# LURE,Bait,Hooked and Pleasureflush Haul!!! pics inside!



## koolmnbv (Jun 2, 2006)

Ok so I went kinda crazy! I loooovvvee this new collection it is my favorite so far this year! Sooo pretty!
And I got to meet another MUA=muakitten, specktra= kittenluvsmac and we got to shop for MAC together!!!

now for the list!-
ok so I got a Fabulous Swap for
Pleasureflush MSF
1/2tsp all girl pigment (ebay)
6 pan blush palette
15 pan e/s palette
gold dusk loose powder
fascinating eye kohl
brush #224 (I needed a 2nd one)
sex ray l/g
pink clash l/g
bait l/g
phospherelle l/g
stroke of lust l/s
Lure l/s
goddess l/s
apripeach pearlizer
good as gold pearlizer
moisturegleam
bronze fx face and body foundation
viva glam 2 (my dillards let me B2M for this!)
moistly lip gelee
maidenchant creamblush
lune creamblush
aquavert e/s
watermnypmh e/s
mancatcher e/s
haunting fluidline
delphic fluidline

whoooo that was some good MAC shopping! now for the pics!!








breakdown of items below






above pic (left to right)
All girl pigment sample (ebay), sex ray L/g, Pink Clash L/g, Bait l/g, phospherelle l/g, stroke of lust l/s, Lure L/s, Goddess l/s






above pic (from top left going clockwise)
Pleasureflush MSF YAY!, Moisturegleam, Good as Gold Pearlizer, apripeach pearlizer, Golden Face and Body Bronze FX






above pic (from top left going clockwise)
maidenchant cremeblush, lune cremeblush, haunting fluidline,delphic fluidline, viva glam 2 (I got it B2M), moistly lip gelee, waternypmh e/s, mancatcher e/s and aquavert e/s






above picture: 6 pan blush palette, 15 pan e/s palette, fascinating eye kohl, gold dusk loose powder, another 224 backup


----------



## koolmnbv (Jun 2, 2006)

Ok hold on my pics wont work, I will figure this out!

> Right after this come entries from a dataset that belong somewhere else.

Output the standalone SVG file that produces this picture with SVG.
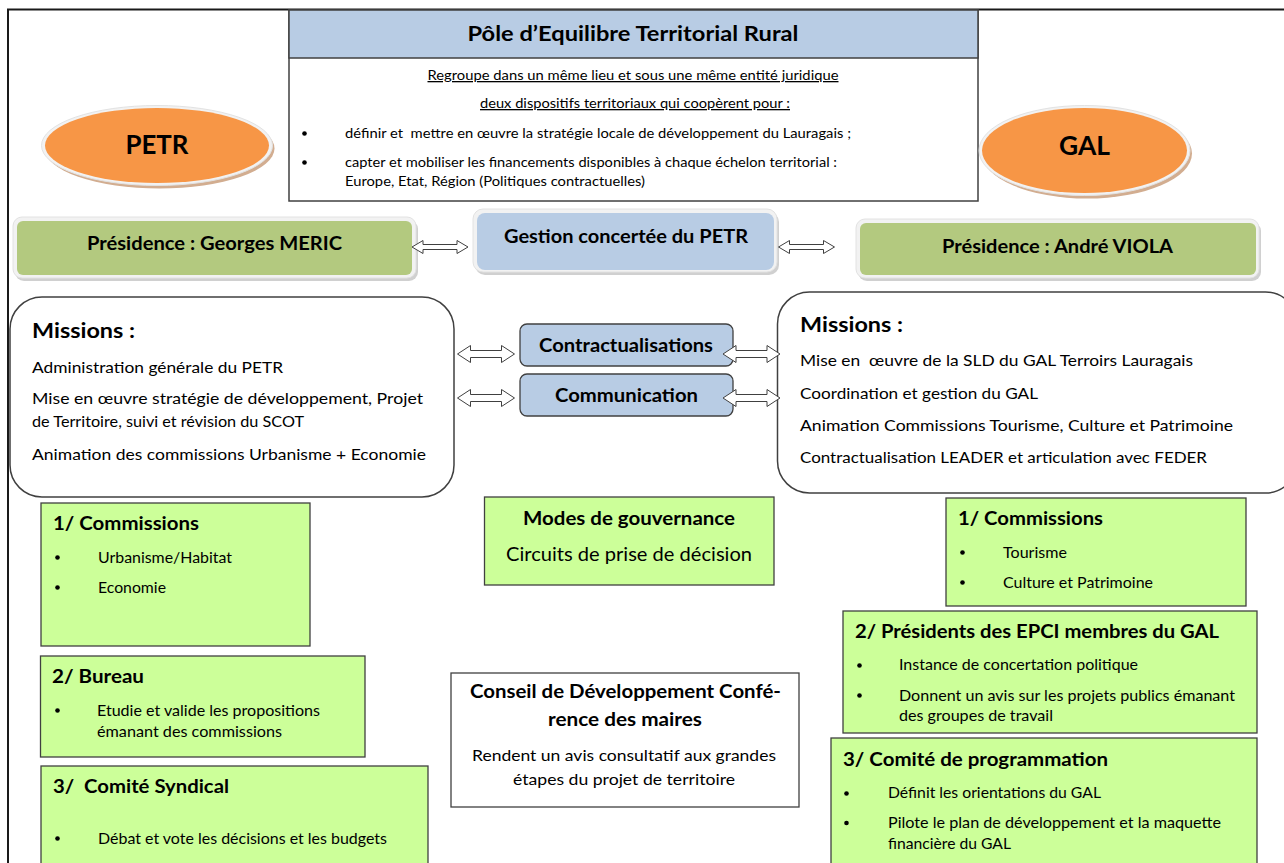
<svg xmlns="http://www.w3.org/2000/svg" xmlns:xlink="http://www.w3.org/1999/xlink" width="1284" height="863" viewBox="0 0 1284 863">
<style>
text{font-family:Lato,"Liberation Sans",sans-serif;fill:#000}
.pre{white-space:pre}
.b{font-weight:bold}
.c{text-anchor:middle}
.green{fill:#ccff99;stroke:#404040;stroke-width:1.3}
.white{fill:#fff;stroke:#404040;stroke-width:1.3}
.miss{fill:#fff;stroke:#404040;stroke-width:1.5}
.glow{fill:#f2f2f2;stroke:#e2e2e2;stroke-width:1}
.shadow{fill:#d0d0d0}
.pres{fill:#b3c97f}
.blue{fill:#b8cce4}
.bluebox{fill:#b8cce4;stroke:#404040;stroke-width:1.3}
.arr{fill:#fff;stroke:#404040;stroke-width:1}
.s15{font-size:15px}
.s16{font-size:16px}
.s13{font-size:13px}
.h19{font-size:19px;font-weight:bold}
</style>
<defs>
<path id="dblS" class="arr" d="M0,0 L11,-6.5 L11,-2.5 L45,-2.5 L45,-6.5 L56,0 L45,6.5 L45,2.5 L11,2.5 L11,6.5 Z"/>
<path id="dblL" class="arr" d="M0,0 L13,-8.5 L13,-3.5 L44,-3.5 L44,-8.5 L57,0 L44,8.5 L44,3.5 L13,3.5 L13,8.5 Z"/>
</defs>

<!-- outer frame -->
<path d="M8,863 L8,9.5 L1284,9.5" fill="none" stroke="#1a1a1a" stroke-width="2"/>

<!-- title box -->
<g id="title">
<rect x="289" y="10" width="689" height="191" fill="#fff" stroke="#404040" stroke-width="1.5"/>
<rect x="289" y="10" width="689" height="48" class="blue" stroke="#404040" stroke-width="1.5"/>
<text x="633" y="41" class="c b" font-size="21" textLength="331" lengthAdjust="spacingAndGlyphs">Pôle d’Equilibre Territorial Rural</text>
<text x="633" y="80" class="c s13" text-decoration="underline" textLength="411" lengthAdjust="spacingAndGlyphs">Regroupe dans un même lieu et sous une même entité juridique</text>
<text x="635" y="108" class="c s13" text-decoration="underline" textLength="310" lengthAdjust="spacingAndGlyphs">deux dispositifs territoriaux qui coopèrent pour :</text>
<circle cx="304.5" cy="133.5" r="2.3"/>
<text x="345" y="138" class="s13 pre" xml:space="preserve" textLength="506" lengthAdjust="spacingAndGlyphs">définir et  mettre en œuvre la stratégie locale de développement du Lauragais ;</text>
<circle cx="304.5" cy="162.5" r="2.3"/>
<text x="345" y="167" class="s13" textLength="492" lengthAdjust="spacingAndGlyphs">capter et mobiliser les financements disponibles à chaque échelon territorial :</text>
<text x="345" y="186" class="s13" textLength="300" lengthAdjust="spacingAndGlyphs">Europe, Etat, Région (Politiques contractuelles)</text>
</g>

<!-- PETR ellipse -->
<g id="petr">
<ellipse cx="159.5" cy="148.5" rx="115" ry="40" fill="#d2ad90"/>
<ellipse cx="157" cy="145.5" rx="115.5" ry="40" fill="#f2f2f2" stroke="#e2e2e2" stroke-width="1"/>
<ellipse cx="157" cy="145.5" rx="112" ry="37.5" fill="#f79646"/>
<text x="157" y="154" class="c b" font-size="27" textLength="63" lengthAdjust="spacingAndGlyphs">PETR</text>
</g>

<!-- GAL ellipse -->
<g id="gal">
<ellipse cx="1087" cy="153.5" rx="105" ry="45" fill="#d2ad90"/>
<ellipse cx="1084.5" cy="150.5" rx="105.5" ry="45" fill="#f2f2f2" stroke="#e2e2e2" stroke-width="1"/>
<ellipse cx="1084.5" cy="150.5" rx="102.5" ry="42.5" fill="#f79646"/>
<text x="1084.5" y="155" class="c b" font-size="27" textLength="51" lengthAdjust="spacingAndGlyphs">GAL</text>
</g>

<!-- Présidence left -->
<g id="pres-petr">
<rect x="15" y="220" width="403" height="61" rx="9" class="shadow"/>
<rect x="13" y="217" width="403" height="61" rx="9" class="glow"/>
<rect x="17" y="221" width="395" height="54" rx="6" class="pres"/>
<text x="214.5" y="250" class="c b" font-size="18" textLength="255" lengthAdjust="spacingAndGlyphs">Présidence : Georges MERIC</text>
</g>

<!-- Présidence right -->
<g id="pres-gal">
<rect x="858" y="222" width="403" height="59" rx="9" class="shadow"/>
<rect x="856" y="219" width="403" height="59" rx="9" class="glow"/>
<rect x="860" y="223" width="396" height="52" rx="6" class="pres"/>
<text x="1057.5" y="253" class="c b" font-size="18" textLength="231" lengthAdjust="spacingAndGlyphs">Présidence : André VIOLA</text>
</g>

<!-- Gestion concertée -->
<g id="gestion">
<rect x="475" y="212" width="304" height="63" rx="10" class="shadow"/>
<rect x="473" y="209" width="304" height="63" rx="10" class="glow"/>
<rect x="477" y="213" width="297" height="57" rx="8" class="blue"/>
<text x="626" y="243" class="c b" font-size="18" textLength="244" lengthAdjust="spacingAndGlyphs">Gestion concertée du PETR</text>
</g>

<!-- Missions left -->
<g id="missions-petr">
<rect x="10" y="297" width="444" height="200" rx="32" class="miss"/>
<text x="32" y="338" font-size="21" class="b" textLength="103" lengthAdjust="spacingAndGlyphs">Missions :</text>
<text x="32" y="373" class="s16" textLength="251" lengthAdjust="spacingAndGlyphs">Administration générale du PETR</text>
<text x="32" y="404" class="s16" textLength="391" lengthAdjust="spacingAndGlyphs">Mise en œuvre stratégie de développement, Projet</text>
<text x="32" y="427" class="s16" textLength="272" lengthAdjust="spacingAndGlyphs">de Territoire, suivi et révision du SCOT</text>
<text x="32" y="460" class="s16" textLength="394" lengthAdjust="spacingAndGlyphs">Animation des commissions Urbanisme + Economie</text>
</g>

<!-- Missions right -->
<g id="missions-gal">
<rect x="777.5" y="292" width="520" height="201" rx="32" class="miss"/>
<text x="800" y="332" font-size="21" class="b" textLength="103" lengthAdjust="spacingAndGlyphs">Missions :</text>
<text x="800" y="366" class="s16 pre" xml:space="preserve" textLength="393" lengthAdjust="spacingAndGlyphs">Mise en  œuvre de la SLD du GAL Terroirs Lauragais</text>
<text x="800" y="399" class="s16" textLength="238" lengthAdjust="spacingAndGlyphs">Coordination et gestion du GAL</text>
<text x="800" y="431" class="s16" textLength="433" lengthAdjust="spacingAndGlyphs">Animation Commissions Tourisme, Culture et Patrimoine</text>
<text x="800" y="463" class="s16" textLength="407" lengthAdjust="spacingAndGlyphs">Contractualisation LEADER et articulation avec FEDER</text>
</g>

<!-- Contractualisations / Communication -->
<g id="contractualisations">
<rect x="520" y="324" width="213" height="42" rx="7" class="bluebox"/>
<text x="626" y="352" class="c b" font-size="18" textLength="174" lengthAdjust="spacingAndGlyphs">Contractualisations</text>
</g>
<g id="communication">
<rect x="520" y="374" width="213" height="42" rx="7" class="bluebox"/>
<text x="626.5" y="402" class="c b" font-size="18" textLength="143" lengthAdjust="spacingAndGlyphs">Communication</text>
</g>

<!-- connectors -->
<g id="connectors">
<use xlink:href="#dblS" href="#dblS" transform="translate(412,247)"/>
<use xlink:href="#dblS" href="#dblS" transform="translate(778.5,247)"/>
<use xlink:href="#dblL" href="#dblL" transform="translate(457.5,354)"/>
<use xlink:href="#dblL" href="#dblL" transform="translate(457.5,398)"/>
<use xlink:href="#dblL" href="#dblL" transform="translate(723,354)"/>
<use xlink:href="#dblL" href="#dblL" transform="translate(723,398)"/>
</g>

<!-- left bottom boxes -->
<g id="petr-commissions">
<rect x="41" y="503" width="269" height="143" class="green"/>
<text x="53" y="530" class="h19" textLength="146" lengthAdjust="spacingAndGlyphs">1/ Commissions</text>
<circle cx="57.5" cy="557.5" r="2.3"/>
<text x="98" y="563" class="s15" textLength="134" lengthAdjust="spacingAndGlyphs">Urbanisme/Habitat</text>
<circle cx="57.5" cy="587.5" r="2.3"/>
<text x="98" y="593" class="s15" textLength="68" lengthAdjust="spacingAndGlyphs">Economie</text>
</g>
<g id="petr-bureau">
<rect x="40.5" y="656" width="324.5" height="101" class="green"/>
<text x="52" y="683" class="h19" textLength="92" lengthAdjust="spacingAndGlyphs">2/ Bureau</text>
<circle cx="57.5" cy="710.5" r="2.3"/>
<text x="97" y="716" class="s15" textLength="223" lengthAdjust="spacingAndGlyphs">Etudie et valide les propositions</text>
<text x="97" y="737" class="s15" textLength="185" lengthAdjust="spacingAndGlyphs">émanant des commissions</text>
</g>
<g id="petr-comite">
<rect x="41" y="766" width="387" height="110" class="green"/>
<text x="53" y="793" class="h19 pre" xml:space="preserve" textLength="176" lengthAdjust="spacingAndGlyphs">3/  Comité Syndical</text>
<circle cx="57.5" cy="838.5" r="2.3"/>
<text x="98" y="844" class="s15" textLength="289" lengthAdjust="spacingAndGlyphs">Débat et vote les décisions et les budgets</text>
</g>

<!-- middle -->
<g id="gouvernance">
<rect x="484.5" y="497" width="289.5" height="88" class="green"/>
<text x="629" y="525" class="c b" font-size="18" textLength="212" lengthAdjust="spacingAndGlyphs">Modes de gouvernance</text>
<text x="629" y="561" class="c" font-size="19" textLength="246" lengthAdjust="spacingAndGlyphs">Circuits de prise de décision</text>
</g>
<g id="conseil">
<rect x="451" y="673" width="348" height="134" class="white"/>
<text x="625.5" y="698" class="c b" font-size="18" textLength="311" lengthAdjust="spacingAndGlyphs">Conseil de Développement Confé-</text>
<text x="625" y="726" class="c b" font-size="18" textLength="154" lengthAdjust="spacingAndGlyphs">rence des maires</text>
<text x="624" y="761" class="c s16" textLength="304" lengthAdjust="spacingAndGlyphs">Rendent un avis consultatif aux grandes</text>
<text x="624" y="785" class="c s16" textLength="222" lengthAdjust="spacingAndGlyphs">étapes du projet de territoire</text>
</g>

<!-- right bottom boxes -->
<g id="gal-commissions">
<rect x="946" y="498" width="300" height="108" class="green"/>
<text x="958" y="525" class="h19" textLength="145" lengthAdjust="spacingAndGlyphs">1/ Commissions</text>
<circle cx="962.5" cy="552.5" r="2.3"/>
<text x="1003" y="558" class="s15" textLength="64" lengthAdjust="spacingAndGlyphs">Tourisme</text>
<circle cx="962.5" cy="582.5" r="2.3"/>
<text x="1003" y="588" class="s15" textLength="150" lengthAdjust="spacingAndGlyphs">Culture et Patrimoine</text>
</g>
<g id="gal-presidents">
<rect x="843" y="611" width="414" height="122" class="green"/>
<text x="855" y="638" class="h19" textLength="364" lengthAdjust="spacingAndGlyphs">2/ Présidents des EPCI membres du GAL</text>
<circle cx="859.5" cy="665.5" r="2.3"/>
<text x="899" y="670" class="s15" textLength="239" lengthAdjust="spacingAndGlyphs">Instance de concertation politique</text>
<circle cx="859.5" cy="695.5" r="2.3"/>
<text x="899" y="701" class="s15" textLength="336" lengthAdjust="spacingAndGlyphs">Donnent un avis sur les projets publics émanant</text>
<text x="899" y="721" class="s15" textLength="154" lengthAdjust="spacingAndGlyphs">des groupes de travail</text>
</g>
<g id="gal-comite">
<rect x="831" y="738" width="426" height="140" class="green"/>
<text x="843" y="766" class="h19" textLength="265" lengthAdjust="spacingAndGlyphs">3/ Comité de programmation</text>
<circle cx="846.5" cy="793.5" r="2.3"/>
<text x="888" y="798" class="s15" textLength="213" lengthAdjust="spacingAndGlyphs">Définit les orientations du GAL</text>
<circle cx="846.5" cy="823" r="2.3"/>
<text x="888" y="828" class="s15" textLength="333" lengthAdjust="spacingAndGlyphs">Pilote le plan de développement et la maquette</text>
<text x="888" y="849" class="s15" textLength="123" lengthAdjust="spacingAndGlyphs">financière du GAL</text>
</g>
</svg>
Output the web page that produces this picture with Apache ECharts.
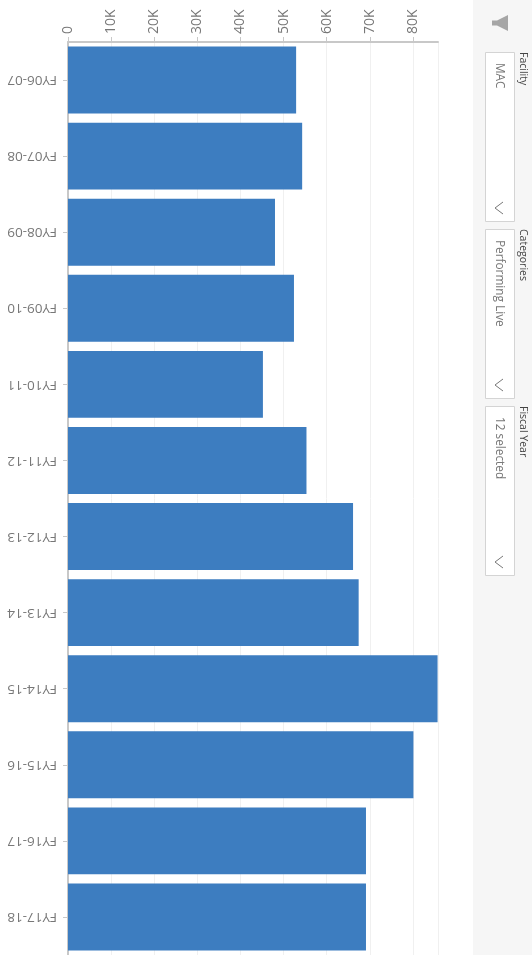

Sorry!


----------



## carol (Jun 2, 2006)

Wow.  Niiice.

To post pictures, I believe you have to [IMG*]url here[*/IMG] without the *'s.

Or there's this nifty little picture button that will do it for you (it's got mountains and a sun on it right above the text box).


----------



## koolmnbv (Jun 2, 2006)

OMG THANK YOU!!!! I got it going now!!!! Thanks so much for your help!


----------



## iiifugaziii (Jun 2, 2006)

wow girlie!!! aren't you so excited!? look at all the new fun stuff you got!! i love the packaging and all of the colors so much!!!


----------



## PrettyinPink (Jun 2, 2006)

Awesome haul! That's pretty much the whole collection! 
Btw, how did you score Pleasureflush?


----------



## koolmnbv (Jun 2, 2006)

Quote:

   Originally Posted by *PrettyinPink* 
_Awesome haul! That's pretty much the whole collection! 
Btw, how did you score Pleasureflush?_

 
Thanks, can ya tell I really LOVED this collection lol

and a friend from here (kittenluvsmac) had it and said she rarely used it and she offered it to me at a GREAT price!!! I will be in debt to her 4ever! 
	

	
	
		
		

		
		
	


	




)


----------



## arbonnechick (Jun 2, 2006)

Niiiiiice!
Where did you haul it all, Dillard's?
The twerps at Nordies wouldn't let me haul early, but my buds at Dillard's and the MAC store were more than happy to let me do so. Gotta love Michael, aka Meatloaf, right?
	

	
	
		
		

		
		
	


	




So, how was the showgirl MA class??


----------



## koolmnbv (Jun 2, 2006)

Quote:

   Originally Posted by *arbonnechick* 
_Niiiiiice!
Where did you haul it all, Dillard's?
The twerps at Nordies wouldn't let me haul early, but my buds at Dillard's and the MAC store were more than happy to let me do so. Gotta love Michael, aka Meatloaf, right?
	

	
	
		
		

		
		
	


	




So, how was the showgirl MA class??_

 
Hey Anne!! 

I got almost all at the freestanding store (for ppid lol), 
except Face and body bronze fx and both pearlizers I got from Dillards because I had some bday items I could do even up. 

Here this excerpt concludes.